Su madre dice: “No tienen vino” (Jn 2, 3). Aún recuerdo la imagen de la madre Teresa de Calcuta, cuando pude estar a su lado, junto con otros hermanos claretianos, en Calcuta, la engañosamente llamada “ciudad de la alegría”. Recuerdo el aroma que emanaba su frágil figura, la digna pobreza patente en el vestido que endosaba, un “sari” blanco y azul, confeccionado por los leprosos y con remiendos. Recuerdo también una cara, marcada por las arrugas, donde dejó estrago la agonía devastadora de tantos hermanos moribundos. Sobre todo recuerdo unos ojos, resplandecientes en medio de la noche de ese rostro tiznado por las arrugas.
Jamás he visto unos ojos así: vivos, penetrantes, refulgentes; como dos hogueras silenciosas, como dos soles encendidos, que alumbran y queman. Su palabra tenía la misma dulzura que pudiera tener la voz de Jesús cuando hablaba a la gente en el sermón del Monte. Y un aire fresco, original, envolvente nos recorria por dentro. Aunque Jesús decía que no debíamos preocuparnos; una cosa sí le preocupaba y le urgía: el poder llevar el evangelio de la misericordia a China, que sus hijas estuviesen presentes en esa inmensa tierra, y fuesen testigos de la misericordia de Dios. No sé cuantos rosarios –nos indicó- rezaba diariamente para que esta nación abriese sus puertas a la salvación de Jesús. Y decía: “mis ojos miran a China, me duele tanto China…”
Este sentido recuerdo vale para entender una actitud de María. Dice el evangelio de S. Juan suscintamente que María está en Caná, donde se celebran unas bodas. Y falta el vino. Nadie cae en la cuenta, cada uno está pendiente de lo que tiene delante, ajeno y distante a los problemas. Sólo María –apunta el evangelio- abre los ojos a esos jóvenes esposos, que iban a quedar abochornados.
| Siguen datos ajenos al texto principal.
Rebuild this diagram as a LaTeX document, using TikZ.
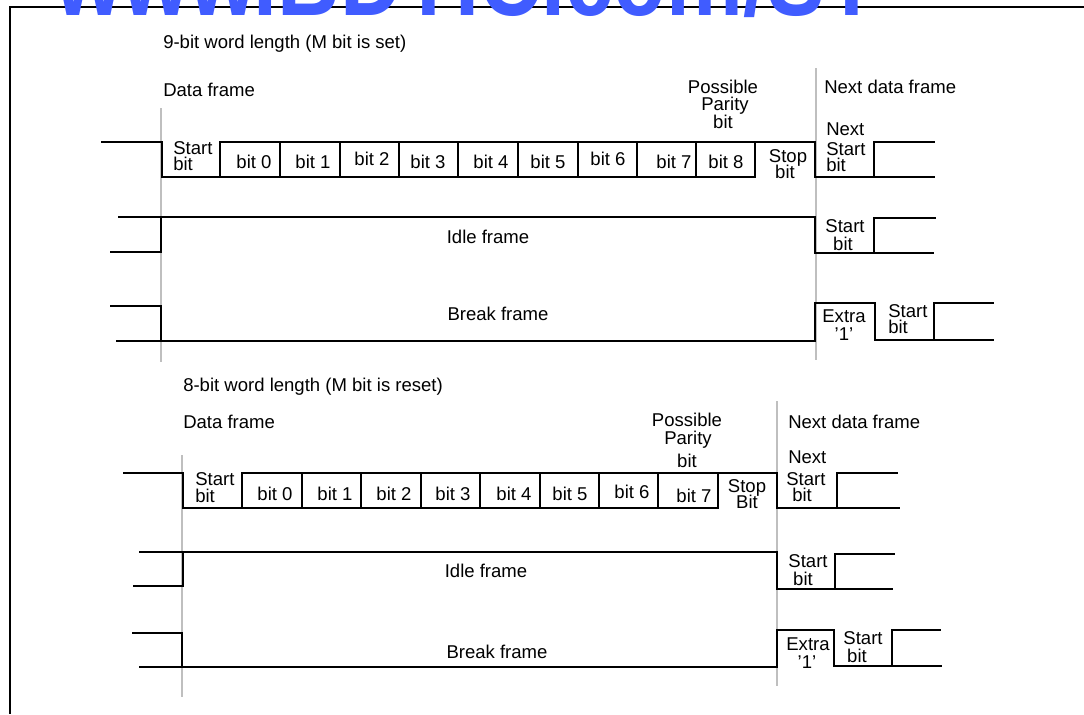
\documentclass[tikz,border=0pt]{standalone}
\usepackage{fontspec}
\setmainfont{Liberation Sans}
\definecolor{wmblue}{RGB}{64,92,255}
\begin{document}
\begin{tikzpicture}[x=0.75pt,y=-0.75pt,
  wave/.style={line width=1.1pt, line join=miter},
  guide/.style={draw=black!25, line width=0.8pt},
  framebox/.style={line width=1.5pt},
  txt/.style={font=\fontsize{13.9}{14}\selectfont, inner sep=0pt, anchor=base},
  txtl/.style={txt, anchor=base west}]
\useasboundingbox (0,0) rectangle (1084,714);
\clip (0,0) rectangle (1084,714);

% outer frame
\draw[framebox] (1084,7) -- (10,7) -- (10,714);
% watermark
\node[anchor=base west, inner sep=0pt, text=wmblue, font=\fontsize{80}{80}\bfseries\selectfont] (wm) at (55,15) {\scalebox{0.81}[1]{www.BDTIC.com/ST}};

% ================= 9-bit section =================
\node[txtl] (t1) at (163,48) {9-bit word length (M bit is set)};
\node[txtl] (df1) at (163,96) {Data frame};
\node[txt] (pp1a) at (723,93) {Possible};
\node[txt] (pp1b) at (725,110) {Parity};
\node[txt] (pp1c) at (723,128) {bit};
\node[txtl] (nd1) at (824,93) {Next data frame};

\draw[guide] (161,108) -- (161,362);
\draw[guide] (816,68) -- (816,360);

% data frame row
\draw[wave] (101,142) -- (162,142) -- (162,177) -- (755,177) -- (755,142);
\draw[wave] (220,177) -- (220,142) -- (815,142) -- (815,177) -- (935,177);
\foreach \x in {280,340,399,458,518,578,637,696} \draw[wave] (\x,142) -- (\x,177);
\draw[wave] (874,177) -- (874,142) -- (935,142);

\node[txtl] (s1a) at (173,154) {Start};
\node[txtl] (s1b) at (173,170) {bit};
\node[txt] (b10) at (254,168) {bit 0};
\node[txt] (b11) at (313,168) {bit 1};
\node[txt] (b12) at (372,165) {bit 2};
\node[txt] (b13) at (428,168) {bit 3};
\node[txt] (b14) at (491,168) {bit 4};
\node[txt] (b15) at (548,168) {bit 5};
\node[txt] (b16) at (608,165) {bit 6};
\node[txt] (b17) at (674,168) {bit 7};
\node[txt] (b18) at (726,168) {bit 8};
\node[txt] (st1a) at (788,162) {Stop};
\node[txt] (st1b) at (785,178) {bit};
\node[txtl] (ns1a) at (826,135) {Next};
\node[txtl] (ns1b) at (826,155) {Start};
\node[txtl] (ns1c) at (826,171) {bit};

% idle frame row
\draw[wave] (110,252) -- (161,252) -- (161,217);
\draw[wave] (118,217) -- (815,217) -- (815,253) -- (934,253);
\draw[wave] (874,253) -- (874,218) -- (936,218);
\node[txt] (idle1) at (488,243) {Idle frame};
\node[txt] (is1a) at (845,232) {Start};
\node[txt] (is1b) at (843,250) {bit};

% break frame row
\draw[wave] (110,306) -- (161,306) -- (161,341);
\draw[wave] (116,341) -- (815,341) -- (815,303) -- (875,303) -- (875,340) -- (994,340);
\draw[wave] (934,340) -- (934,303) -- (994,303);
\node[txt] (brk1) at (498,320) {Break frame};
\node[txt] (ex1a) at (844,322) {Extra};
\node[txt] (ex1b) at (844,340) {’1’};
\node[txtl] (bs1a) at (888,317) {Start};
\node[txtl] (bs1b) at (888,333) {bit};

% ================= 8-bit section =================
\node[txtl] (t2) at (183,391) {8-bit word length (M bit is reset)};
\node[txtl] (df2) at (183,428) {Data frame};
\node[txt] (pp2a) at (687,426) {Possible};
\node[txt] (pp2b) at (688,444) {Parity};
\node[txt] (pp2c) at (687,467) {bit};
\node[txtl] (nd2) at (788,428) {Next data frame};

\draw[guide] (182,455) -- (182,697);
\draw[guide] (777,401) -- (777,686);

% data frame row
\draw[wave] (123,473) -- (183,473) -- (183,508) -- (718,508) -- (718,473);
\draw[wave] (242,508) -- (242,473) -- (777,473) -- (777,508) -- (900,508);
\foreach \x in {302,361,421,480,540,599,658} \draw[wave] (\x,473) -- (\x,508);
\draw[wave] (837,508) -- (837,473) -- (898,473);

\node[txtl] (s2a) at (195,485) {Start};
\node[txtl] (s2b) at (195,502) {bit};
\node[txt] (b20) at (275,500) {bit 0};
\node[txt] (b21) at (335,500) {bit 1};
\node[txt] (b22) at (394,500) {bit 2};
\node[txt] (b23) at (453,500) {bit 3};
\node[txt] (b24) at (514,500) {bit 4};
\node[txt] (b25) at (570,500) {bit 5};
\node[txt] (b26) at (632,498) {bit 6};
\node[txt] (b27) at (694,502) {bit 7};
\node[txt] (st2a) at (747,492) {Stop};
\node[txt] (st2b) at (747,508) {Bit};
\node[txtl] (ns2a) at (788,463) {Next};
\node[txtl] (ns2b) at (786,485) {Start};
\node[txtl] (ns2c) at (792,501) {bit};

% idle frame row
\draw[wave] (133,586) -- (183,586) -- (183,552);
\draw[wave] (139,552) -- (777,552) -- (777,589) -- (893,589);
\draw[wave] (835,589) -- (835,554) -- (895,554);
\node[txt] (idle2) at (486,577) {Idle frame};
\node[txt] (is2a) at (808,567) {Start};
\node[txt] (is2b) at (803,585) {bit};

% break frame row
\draw[wave] (132,633) -- (182,633) -- (182,667);
\draw[wave] (139,667) -- (777,667) -- (777,630) -- (834,630) -- (834,666) -- (942,666);
\draw[wave] (892,666) -- (892,630) -- (941,630);
\node[txt] (brk2) at (497,658) {Break frame};
\node[txt] (ex2a) at (808,650) {Extra};
\node[txt] (ex2b) at (807,668) {’1’};
\node[txt] (bs2a) at (863,644) {Start};
\node[txt] (bs2b) at (857,662) {bit};
\end{tikzpicture}
\end{document}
María mira y se preocupa. Por eso, llena al mismo tiempo de solicitud, confianza y sencillez, presenta el problema ante quien puede resolverlo y constata: “No tienen vino”. El evangelio pone estas palabras en su boca. No sólo dice a Jesús que a estos esposos les fata el vino, sino que ya no hay vino. Existe una carencia total. Su petición no se limita a una escena confinada en un pueblo de Caná de Galilea, su súplica se extiende a la historia y se abre al mundo; pues nuestra humanidad carece de vino, está triste, apesadumbrada. Por eso se dirige a Jesús, el único que puede traer el don de la alegría. A pesar de unas expresiones que indican una cierta distancia de Jesús respecto a su madre: “Qué nos va a ti y a mí”, ella prosigue adelante en su empresa, sin desalentarse, y dice: “Lo que él os diga, eso haced”. María es la mujer que hace posible el milagro. Ella posee el secreto y el misterio: mira el mundo desde su corazón. María es la mujer de los ojos dilatados por el amor. Su misericordia le agiganta los ojos. Por eso mira siempre desmesuradamente. Hoy, frente a tanta tristeza y ausencia, es menester el milagro de unos ojos abiertos, que sepan mirar, y al mirar condolerse y socorrer. Con ellos amanece el día, y acaba la noche. Empezamos a saborear el vino de la alegría y a repartirlo. Que María, la mujer de los ojos siempre abiertos, sepa abrirnos los ojos y el corazón.